### Stated task
Leave the pictures out and retype the lines from the beginning through the line with "from matplotlib.lines import Line2D", both ends included.

----------

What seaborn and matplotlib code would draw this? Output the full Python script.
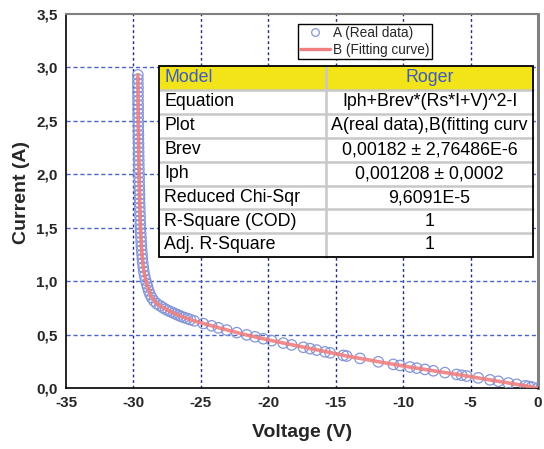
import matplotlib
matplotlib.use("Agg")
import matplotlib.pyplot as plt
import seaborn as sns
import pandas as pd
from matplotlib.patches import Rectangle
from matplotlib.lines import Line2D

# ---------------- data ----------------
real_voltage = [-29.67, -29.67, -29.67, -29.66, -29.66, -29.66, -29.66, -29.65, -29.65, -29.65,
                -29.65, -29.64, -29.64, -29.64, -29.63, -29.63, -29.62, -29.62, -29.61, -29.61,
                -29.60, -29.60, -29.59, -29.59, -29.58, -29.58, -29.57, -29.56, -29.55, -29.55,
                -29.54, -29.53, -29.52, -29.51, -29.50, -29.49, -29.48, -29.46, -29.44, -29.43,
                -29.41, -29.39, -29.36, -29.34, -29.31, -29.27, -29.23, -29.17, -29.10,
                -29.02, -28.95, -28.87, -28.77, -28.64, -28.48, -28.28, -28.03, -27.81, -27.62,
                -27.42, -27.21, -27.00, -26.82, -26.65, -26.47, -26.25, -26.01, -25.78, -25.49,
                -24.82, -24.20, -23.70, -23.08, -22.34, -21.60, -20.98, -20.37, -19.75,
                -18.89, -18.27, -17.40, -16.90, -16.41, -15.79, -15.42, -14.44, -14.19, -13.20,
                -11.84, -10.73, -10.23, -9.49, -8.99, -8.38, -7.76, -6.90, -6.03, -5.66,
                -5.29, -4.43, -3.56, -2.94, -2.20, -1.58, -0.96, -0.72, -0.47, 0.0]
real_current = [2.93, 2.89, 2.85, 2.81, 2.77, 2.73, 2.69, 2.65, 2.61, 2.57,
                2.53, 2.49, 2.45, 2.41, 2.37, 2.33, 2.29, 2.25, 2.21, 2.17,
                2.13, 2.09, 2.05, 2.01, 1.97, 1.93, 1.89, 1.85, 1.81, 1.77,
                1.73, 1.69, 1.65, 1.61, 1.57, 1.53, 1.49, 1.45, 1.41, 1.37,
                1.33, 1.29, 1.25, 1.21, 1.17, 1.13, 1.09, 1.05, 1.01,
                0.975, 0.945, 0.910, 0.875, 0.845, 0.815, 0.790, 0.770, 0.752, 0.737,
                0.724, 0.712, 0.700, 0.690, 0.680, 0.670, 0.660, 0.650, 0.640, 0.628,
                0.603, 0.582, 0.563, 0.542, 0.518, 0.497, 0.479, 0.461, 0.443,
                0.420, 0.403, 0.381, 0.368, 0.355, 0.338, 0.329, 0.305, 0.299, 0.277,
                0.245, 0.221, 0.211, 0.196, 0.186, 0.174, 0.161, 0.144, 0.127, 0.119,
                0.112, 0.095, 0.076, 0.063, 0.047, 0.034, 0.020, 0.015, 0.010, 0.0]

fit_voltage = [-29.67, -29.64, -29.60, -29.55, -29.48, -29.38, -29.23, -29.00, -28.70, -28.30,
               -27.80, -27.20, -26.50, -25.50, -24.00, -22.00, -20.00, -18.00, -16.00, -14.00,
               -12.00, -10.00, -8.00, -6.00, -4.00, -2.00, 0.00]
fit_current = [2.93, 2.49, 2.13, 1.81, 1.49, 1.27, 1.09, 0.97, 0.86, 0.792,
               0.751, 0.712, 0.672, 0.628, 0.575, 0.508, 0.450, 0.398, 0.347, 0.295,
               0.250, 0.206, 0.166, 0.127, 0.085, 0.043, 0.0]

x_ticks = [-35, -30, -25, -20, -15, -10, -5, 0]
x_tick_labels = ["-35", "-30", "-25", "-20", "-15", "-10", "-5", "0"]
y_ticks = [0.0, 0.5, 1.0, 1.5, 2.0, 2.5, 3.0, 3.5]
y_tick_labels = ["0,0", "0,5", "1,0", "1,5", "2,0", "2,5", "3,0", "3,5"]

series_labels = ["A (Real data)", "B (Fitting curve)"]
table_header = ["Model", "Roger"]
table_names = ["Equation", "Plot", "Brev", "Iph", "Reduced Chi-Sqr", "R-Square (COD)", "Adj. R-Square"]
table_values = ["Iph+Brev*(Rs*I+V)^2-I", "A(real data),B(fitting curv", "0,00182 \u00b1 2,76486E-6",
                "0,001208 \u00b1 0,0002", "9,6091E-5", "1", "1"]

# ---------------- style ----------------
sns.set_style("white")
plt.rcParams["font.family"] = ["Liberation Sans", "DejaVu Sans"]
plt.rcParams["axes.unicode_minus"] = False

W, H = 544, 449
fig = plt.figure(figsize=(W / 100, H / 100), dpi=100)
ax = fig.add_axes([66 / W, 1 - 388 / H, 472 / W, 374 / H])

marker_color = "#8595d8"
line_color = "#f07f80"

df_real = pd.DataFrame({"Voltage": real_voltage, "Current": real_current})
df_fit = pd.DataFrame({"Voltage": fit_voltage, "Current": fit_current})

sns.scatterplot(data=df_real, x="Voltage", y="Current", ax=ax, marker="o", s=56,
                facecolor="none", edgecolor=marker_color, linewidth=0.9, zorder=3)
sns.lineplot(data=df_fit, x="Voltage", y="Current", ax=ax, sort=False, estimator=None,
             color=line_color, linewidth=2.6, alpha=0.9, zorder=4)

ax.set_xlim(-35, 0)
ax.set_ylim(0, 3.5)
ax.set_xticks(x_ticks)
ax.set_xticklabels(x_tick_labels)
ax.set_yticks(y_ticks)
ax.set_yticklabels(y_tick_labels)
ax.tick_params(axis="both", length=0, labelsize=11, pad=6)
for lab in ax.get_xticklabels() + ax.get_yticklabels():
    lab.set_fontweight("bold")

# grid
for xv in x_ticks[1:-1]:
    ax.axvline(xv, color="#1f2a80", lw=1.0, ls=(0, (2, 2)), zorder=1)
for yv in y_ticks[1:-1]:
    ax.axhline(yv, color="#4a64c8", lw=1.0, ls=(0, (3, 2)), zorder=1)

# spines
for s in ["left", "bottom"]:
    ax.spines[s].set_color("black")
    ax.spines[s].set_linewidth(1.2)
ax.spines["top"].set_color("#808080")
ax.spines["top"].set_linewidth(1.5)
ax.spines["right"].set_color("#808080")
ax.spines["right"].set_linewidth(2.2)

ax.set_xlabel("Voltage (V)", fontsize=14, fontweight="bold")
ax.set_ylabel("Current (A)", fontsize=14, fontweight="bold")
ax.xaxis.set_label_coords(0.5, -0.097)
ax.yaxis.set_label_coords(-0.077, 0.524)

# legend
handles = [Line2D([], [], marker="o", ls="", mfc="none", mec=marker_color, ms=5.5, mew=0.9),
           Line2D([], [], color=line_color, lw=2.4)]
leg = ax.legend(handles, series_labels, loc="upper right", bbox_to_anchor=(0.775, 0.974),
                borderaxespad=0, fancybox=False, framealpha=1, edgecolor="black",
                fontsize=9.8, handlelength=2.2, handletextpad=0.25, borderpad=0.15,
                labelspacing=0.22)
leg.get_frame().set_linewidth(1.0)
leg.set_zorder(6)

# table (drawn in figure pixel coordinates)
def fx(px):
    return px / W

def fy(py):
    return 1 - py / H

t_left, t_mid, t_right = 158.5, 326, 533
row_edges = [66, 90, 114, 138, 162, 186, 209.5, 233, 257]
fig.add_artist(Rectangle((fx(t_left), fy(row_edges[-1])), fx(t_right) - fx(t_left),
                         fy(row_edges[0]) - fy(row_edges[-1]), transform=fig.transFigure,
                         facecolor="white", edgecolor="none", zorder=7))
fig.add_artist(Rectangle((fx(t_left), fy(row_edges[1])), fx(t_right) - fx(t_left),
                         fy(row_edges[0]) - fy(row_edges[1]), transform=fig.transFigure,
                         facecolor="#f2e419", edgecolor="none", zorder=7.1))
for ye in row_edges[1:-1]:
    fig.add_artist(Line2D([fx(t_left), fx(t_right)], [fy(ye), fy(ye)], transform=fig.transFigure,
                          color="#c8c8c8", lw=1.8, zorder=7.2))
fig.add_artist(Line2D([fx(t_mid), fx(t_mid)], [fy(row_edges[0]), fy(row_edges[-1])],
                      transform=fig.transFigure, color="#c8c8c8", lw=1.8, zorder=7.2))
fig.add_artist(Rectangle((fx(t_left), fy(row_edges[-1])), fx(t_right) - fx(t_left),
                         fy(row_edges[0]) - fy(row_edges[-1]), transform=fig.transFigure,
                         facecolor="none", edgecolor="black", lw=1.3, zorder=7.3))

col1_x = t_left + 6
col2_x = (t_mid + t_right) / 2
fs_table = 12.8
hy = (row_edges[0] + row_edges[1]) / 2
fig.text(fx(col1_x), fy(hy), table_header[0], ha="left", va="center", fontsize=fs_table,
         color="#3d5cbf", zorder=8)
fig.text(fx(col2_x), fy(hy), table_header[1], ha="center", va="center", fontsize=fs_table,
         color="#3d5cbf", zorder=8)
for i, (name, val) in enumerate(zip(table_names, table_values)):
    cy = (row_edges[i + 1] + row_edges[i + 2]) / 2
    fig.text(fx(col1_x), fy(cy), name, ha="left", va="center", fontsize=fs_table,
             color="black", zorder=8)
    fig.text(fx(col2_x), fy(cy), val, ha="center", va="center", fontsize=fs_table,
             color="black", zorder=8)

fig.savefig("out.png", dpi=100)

----------

### Answer to this problem
What seaborn and matplotlib code would draw this? Output the full Python script.
import matplotlib
matplotlib.use("Agg")
import matplotlib.pyplot as plt
import seaborn as sns
import pandas as pd
from matplotlib.patches import Rectangle
from matplotlib.lines import Line2D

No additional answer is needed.